## Task brief:
Write the lines out again, from the top of the material to the line containing "from matplotlib.patches import PathPatch", pictures excluded.

## Material provided:
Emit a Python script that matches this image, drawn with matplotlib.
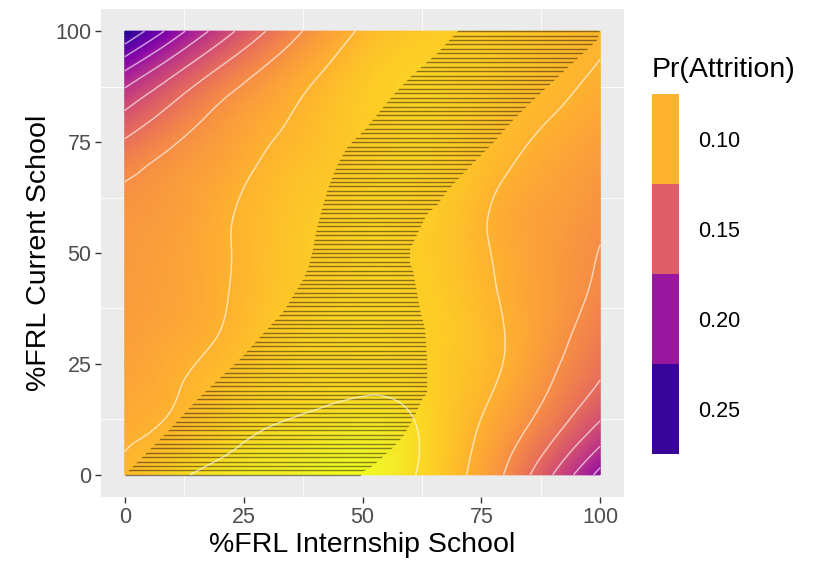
import numpy as np
import matplotlib
matplotlib.use("Agg")
import matplotlib.pyplot as plt
import matplotlib.tri as mtri
from matplotlib.colors import Normalize, ListedColormap, BoundaryNorm
from matplotlib.cm import ScalarMappable
from matplotlib.path import Path
from matplotlib.patches import PathPatch

plt.rcParams['font.family'] = ['Liberation Sans', 'DejaVu Sans']

# grid of %FRL values (internship school on x, current school on y)
frl_grid = [0, 10, 20, 30, 40, 50, 60, 70, 80, 90, 100]

# predicted Pr(Attrition); one row per current-school value (y = 0 ... 100)
pr_attrition = [
    [0.097, 0.084, 0.075, 0.071, 0.068, 0.066, 0.078, 0.096, 0.121, 0.160, 0.207],
    [0.1025, 0.097, 0.087, 0.0795, 0.076, 0.073, 0.078, 0.093, 0.111, 0.135, 0.167],
    [0.107, 0.1015, 0.093, 0.086, 0.083, 0.0815, 0.083, 0.091, 0.103, 0.121, 0.142],
    [0.110, 0.105, 0.099, 0.090, 0.084, 0.083, 0.084, 0.090, 0.100, 0.1145, 0.131],
    [0.112, 0.108, 0.1015, 0.093, 0.087, 0.084, 0.085, 0.091, 0.1015, 0.112, 0.1235],
    [0.114, 0.109, 0.102, 0.094, 0.088, 0.085, 0.086, 0.093, 0.103, 0.112, 0.1205],
    [0.1155, 0.1115, 0.103, 0.095, 0.089, 0.085, 0.086, 0.092, 0.1035, 0.110, 0.117],
    [0.126, 0.1155, 0.108, 0.098, 0.092, 0.087, 0.085, 0.089, 0.0985, 0.106, 0.113],
    [0.153, 0.131, 0.115, 0.104, 0.095, 0.088, 0.085, 0.087, 0.094, 0.1005, 0.107],
    [0.194, 0.161, 0.134, 0.115, 0.101, 0.090, 0.085, 0.086, 0.090, 0.096, 0.1015],
    [0.262, 0.212, 0.171, 0.139, 0.1145, 0.098, 0.090, 0.088, 0.090, 0.094, 0.098],
]

contour_levels = [0.08, 0.10, 0.12, 0.14, 0.16, 0.18, 0.20, 0.22, 0.24]
legend_values = [0.10, 0.15, 0.20, 0.25]
legend_labels = ["0.10", "0.15", "0.20", "0.25"]

# hatched region (significance band), boundaries listed top -> bottom
band_left_x = [70.5, 65.7, 60.4, 56.8, 53.7, 50.7, 46.9, 44.8, 42.9, 41.5, 40.3, 39.6, 38.7, 37.5, 35.8, 33.5, 24.2, 15.8, 8.8, 0.0, 0.0]
band_left_y = [100.5, 95, 90, 86, 82, 78, 74, 70, 65, 60, 55, 51, 47, 44, 41, 37, 26, 17.6, 9.5, 0.0, -0.5]
band_right_x = [100.0, 99.4, 96.4, 92.2, 85.3, 81.7, 77.5, 73.3, 69.9, 67.6, 65.7, 63.6, 61.7, 60.0, 60.0, 60.6, 61.5, 62.1, 63.2, 63.6, 63.6, 62.5, 60.6, 58.5, 56.4, 54.7, 53.7, 51.8, 50.1, 49.5]
band_right_y = [100.5, 98.0, 95.0, 90.8, 83.8, 80.0, 74.8, 70.3, 66.4, 63.7, 60.8, 58.8, 54.7, 50.7, 47.7, 46.2, 41.0, 37.2, 32.7, 25.9, 18.5, 16.9, 12.4, 8.6, 6.1, 4.5, 3.4, 1.8, 0.7, -0.5]
band_rows = np.arange(0, 101)

norm = Normalize(vmin=0.066, vmax=0.266)
cmap = plt.get_cmap('plasma_r')

fig = plt.figure(figsize=(8.16, 5.64), dpi=100)
ax = fig.add_axes([101 / 816, 67 / 564, 523 / 816, 488 / 564])
ax.set_facecolor('#EBEBEB')
ax.set_xlim(-5, 105)
ax.set_ylim(-5, 105)
ax.set_xticks([0, 25, 50, 75, 100])
ax.set_yticks([0, 25, 50, 75, 100])
ax.set_xticks([12.5, 37.5, 62.5, 87.5], minor=True)
ax.set_yticks([12.5, 37.5, 62.5, 87.5], minor=True)
ax.grid(which='major', color='white', linewidth=1.2)
ax.grid(which='minor', color='white', linewidth=0.6)
ax.set_axisbelow(True)
for s in ax.spines.values():
    s.set_visible(False)
ax.tick_params(which='major', length=4, width=1, color='#333333',
               labelcolor='#4D4D4D', labelsize=15.5, pad=3)
ax.tick_params(which='minor', length=0)

# smooth surface from the grid
X, Y = np.meshgrid(frl_grid, frl_grid)
Z = np.array(pr_attrition)
tri = mtri.Triangulation(X.ravel(), Y.ravel())
interp = mtri.CubicTriInterpolator(tri, Z.ravel(), kind='min_E')
tri_f, z_f = mtri.UniformTriRefiner(tri).refine_field(Z.ravel(), triinterpolator=interp, subdiv=4)

ax.tripcolor(tri_f, z_f, cmap=cmap, norm=norm, shading='gouraud', zorder=1)

# hatched band: horizontal rows clipped to the region
verts = list(zip(band_left_x, band_left_y)) + list(zip(band_right_x[::-1], band_right_y[::-1]))
band = PathPatch(Path(verts + [verts[0]], closed=True), facecolor='none', edgecolor='none',
                 transform=ax.transData)
ax.add_patch(band)
rows = ax.hlines(band_rows, 0, 100, colors='black', linewidth=1.0, alpha=0.45, zorder=2)
rows.set_clip_path(band)

ax.tricontour(tri_f, z_f, levels=contour_levels, colors='white',
              linewidths=1.1, alpha=0.6, zorder=3)

ax.set_xlabel('%FRL Internship School', fontsize=20.5, labelpad=3)
ax.set_ylabel('%FRL Current School', fontsize=20.5, labelpad=2)

# binned legend
cax = fig.add_axes([652 / 816, 110 / 564, 27 / 816, 360 / 564])
key_colors = [cmap(norm(v)) for v in legend_values]
key_cmap = ListedColormap(key_colors[::-1])
key_norm = BoundaryNorm([0, 1, 2, 3, 4], 4)
cb = fig.colorbar(ScalarMappable(norm=key_norm, cmap=key_cmap), cax=cax,
                  ticks=[0.5, 1.5, 2.5, 3.5])
cb.set_ticklabels(legend_labels[::-1])
cb.outline.set_visible(False)
cax.minorticks_off()
cax.tick_params(which='both', length=0, labelsize=15.5, pad=14)
fig.text(652 / 816, 1 - 70 / 564, 'Pr(Attrition)', fontsize=20.5, ha='left', va='center')

fig.savefig('out.png', dpi=100)
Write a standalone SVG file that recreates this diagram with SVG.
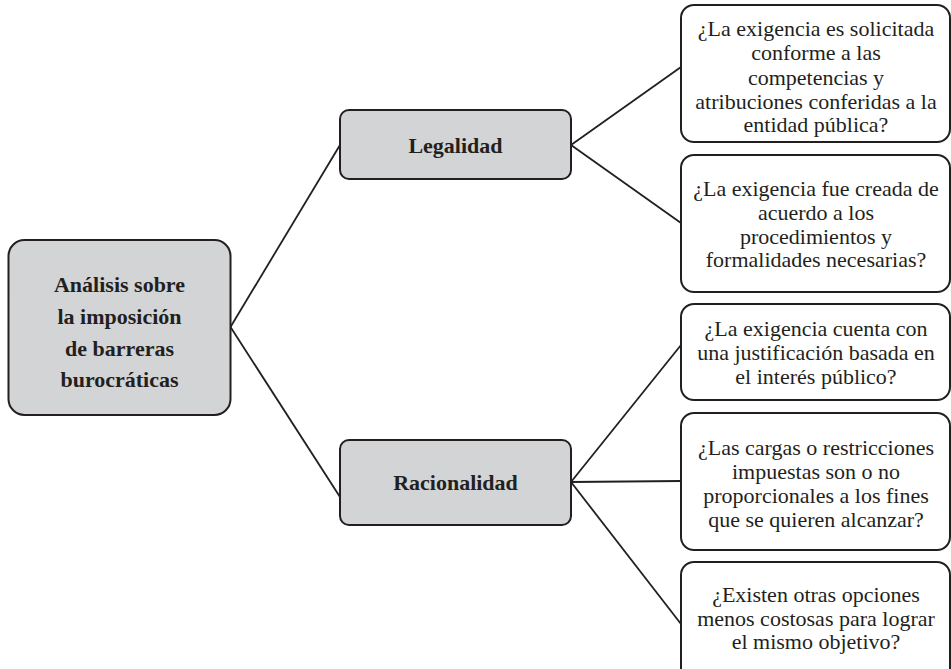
<svg xmlns="http://www.w3.org/2000/svg" width="951" height="669" viewBox="0 0 951 669">
<style>
.gray{fill:#d3d4d6;stroke:#231f20;stroke-width:2}
.white{fill:#ffffff;stroke:#231f20;stroke-width:2}
.nodebold{font-weight:bold;font-size:22px;fill:#231f20;text-anchor:middle}
.nodetext{font-size:22px;fill:#231f20;text-anchor:middle}
.c{fill:none;stroke:#231f20;stroke-width:1.8}
</style>
<rect width="951" height="669" fill="#ffffff"/>
<g id="connectors">
<line class="c" x1="230.5" y1="327" x2="340" y2="145"/>
<line class="c" x1="230.5" y1="327" x2="340" y2="497"/>
<line class="c" x1="571" y1="145" x2="681" y2="67"/>
<line class="c" x1="571" y1="145" x2="681" y2="223"/>
<line class="c" x1="571" y1="482" x2="681" y2="345"/>
<line class="c" x1="571" y1="482" x2="681" y2="481"/>
<line class="c" x1="571" y1="482" x2="681" y2="624"/>
</g>
<g id="root">
<rect class="gray" x="8.5" y="240" width="222" height="175" rx="16"/>
<text class="nodebold" style="font-family:'Liberation Serif',serif" x="119.5" y="292">Análisis sobre</text>
<text class="nodebold" style="font-family:'Liberation Serif',serif" x="119.5" y="324">la imposición</text>
<text class="nodebold" style="font-family:'Liberation Serif',serif" x="119.5" y="356">de barreras</text>
<text class="nodebold" style="font-family:'Liberation Serif',serif" x="119.5" y="387">burocráticas</text>
</g>
<g id="legalidad">
<rect class="gray" x="340" y="110" width="231" height="69" rx="9"/>
<text class="nodebold" style="font-family:'Liberation Serif',serif" x="455.5" y="153">Legalidad</text>
</g>
<g id="racionalidad">
<rect class="gray" x="340" y="440" width="231" height="85" rx="9"/>
<text class="nodebold" style="font-family:'Liberation Serif',serif" x="455.5" y="490">Racionalidad</text>
</g>
<g id="q1">
<rect class="white" x="681" y="5" width="269" height="137" rx="13"/>
<text class="nodetext" style="font-family:'Liberation Serif',serif" x="816" y="36">¿La exigencia es solicitada</text>
<text class="nodetext" style="font-family:'Liberation Serif',serif" x="816" y="60">conforme a las</text>
<text class="nodetext" style="font-family:'Liberation Serif',serif" x="816" y="85">competencias y</text>
<text class="nodetext" style="font-family:'Liberation Serif',serif" x="816" y="109">atribuciones conferidas a la</text>
<text class="nodetext" style="font-family:'Liberation Serif',serif" x="816" y="132">entidad pública?</text>
</g>
<g id="q2">
<rect class="white" x="681" y="155" width="269" height="137" rx="13"/>
<text class="nodetext" style="font-family:'Liberation Serif',serif" x="816" y="196">¿La exigencia fue creada de</text>
<text class="nodetext" style="font-family:'Liberation Serif',serif" x="816" y="220">acuerdo a los</text>
<text class="nodetext" style="font-family:'Liberation Serif',serif" x="816" y="244">procedimientos y</text>
<text class="nodetext" style="font-family:'Liberation Serif',serif" x="816" y="267">formalidades necesarias?</text>
</g>
<g id="q3">
<rect class="white" x="681" y="304" width="269" height="96" rx="13"/>
<text class="nodetext" style="font-family:'Liberation Serif',serif" x="816" y="336">¿La exigencia cuenta con</text>
<text class="nodetext" style="font-family:'Liberation Serif',serif" x="816" y="360">una justificación basada en</text>
<text class="nodetext" style="font-family:'Liberation Serif',serif" x="816" y="384">el interés público?</text>
</g>
<g id="q4">
<rect class="white" x="681" y="413" width="269" height="137" rx="13"/>
<text class="nodetext" style="font-family:'Liberation Serif',serif" x="816" y="455">¿Las cargas o restricciones</text>
<text class="nodetext" style="font-family:'Liberation Serif',serif" x="816" y="479">impuestas son o no</text>
<text class="nodetext" style="font-family:'Liberation Serif',serif" x="816" y="503">proporcionales a los fines</text>
<text class="nodetext" style="font-family:'Liberation Serif',serif" x="816" y="527">que se quieren alcanzar?</text>
</g>
<g id="q5">
<rect class="white" x="681" y="562" width="269" height="120" rx="13"/>
<text class="nodetext" style="font-family:'Liberation Serif',serif" x="816" y="602">¿Existen otras opciones</text>
<text class="nodetext" style="font-family:'Liberation Serif',serif" x="816" y="626">menos costosas para lograr</text>
<text class="nodetext" style="font-family:'Liberation Serif',serif" x="816" y="649">el mismo objetivo?</text>
</g>
</svg>
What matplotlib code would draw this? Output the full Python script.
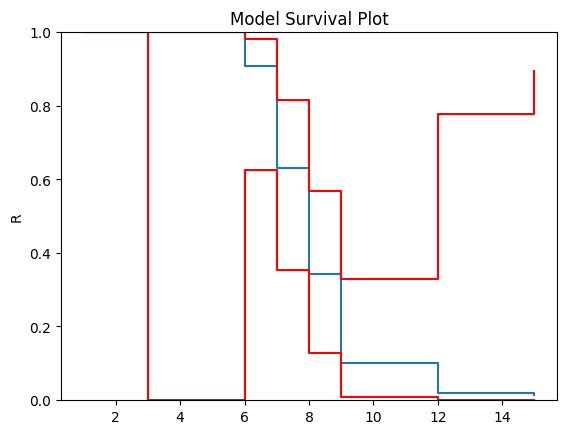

## Written solution:
Emit a Python script that matches this image, drawn with matplotlib.
import numpy as np
import matplotlib
matplotlib.use("Agg")
import matplotlib.pyplot as plt
import matplotlib.tri as mtri
from matplotlib.colors import Normalize, ListedColormap, BoundaryNorm
from matplotlib.cm import ScalarMappable
from matplotlib.path import Path
from matplotlib.patches import PathPatch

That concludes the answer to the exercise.